Elon Musk creates ‘Starbase’ in Texas

Musk calls it “Starbase.” We call it a prototype for capitalist neo-feudalism. This isn’t a quirky billionaire project—it’s a test-run for private city-states where capital makes the laws, surveillance enforces obedience, and workers live under corporate rule without democratic recourse. While media celebrates his “vision,” we see a monopoly-finance landlord fencing off land, resources, and labor under the flag of innovation. Starbase isn’t about escaping earth’s gravity—it’s about tightening capital’s grip over territory, infrastructure, and people.

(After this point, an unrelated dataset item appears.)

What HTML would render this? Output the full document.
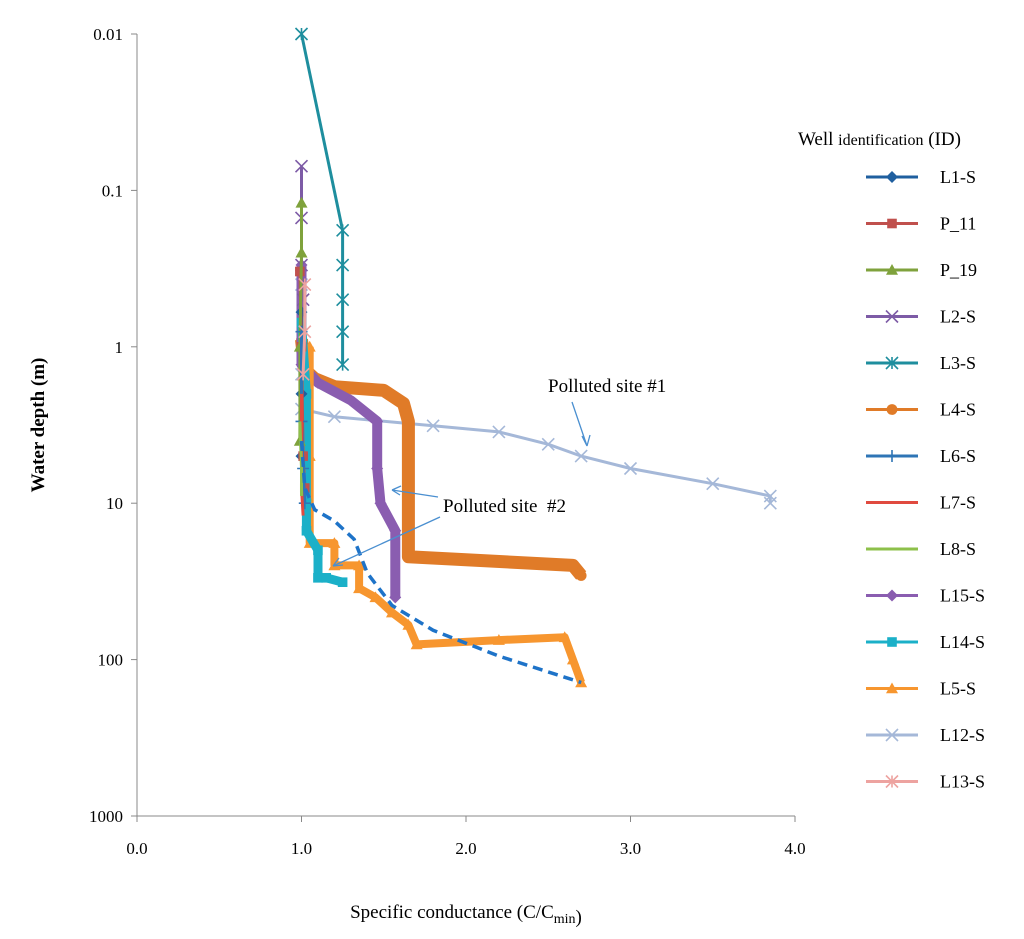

Howard Lutnick predicts factory jobs will return—but to robots, not workers

Here’s the con: they promise to “bring back jobs,” but when the factories reopen, the jobs are missing. Lutnick tells us plainly: the machines are staying, the workers are not. This is technofascist labor recalibration—capital reshoring production without labor, automating exploitation, replacing wage-earners with code. While they frame it as “efficiency,” we see it for what it is: a systematic stripping of labor power, deepening disposability, surveilled and pacified by a digital carceral state. The factories will hum; the people will starve. That’s the future monopoly capital is building unless we tear it down.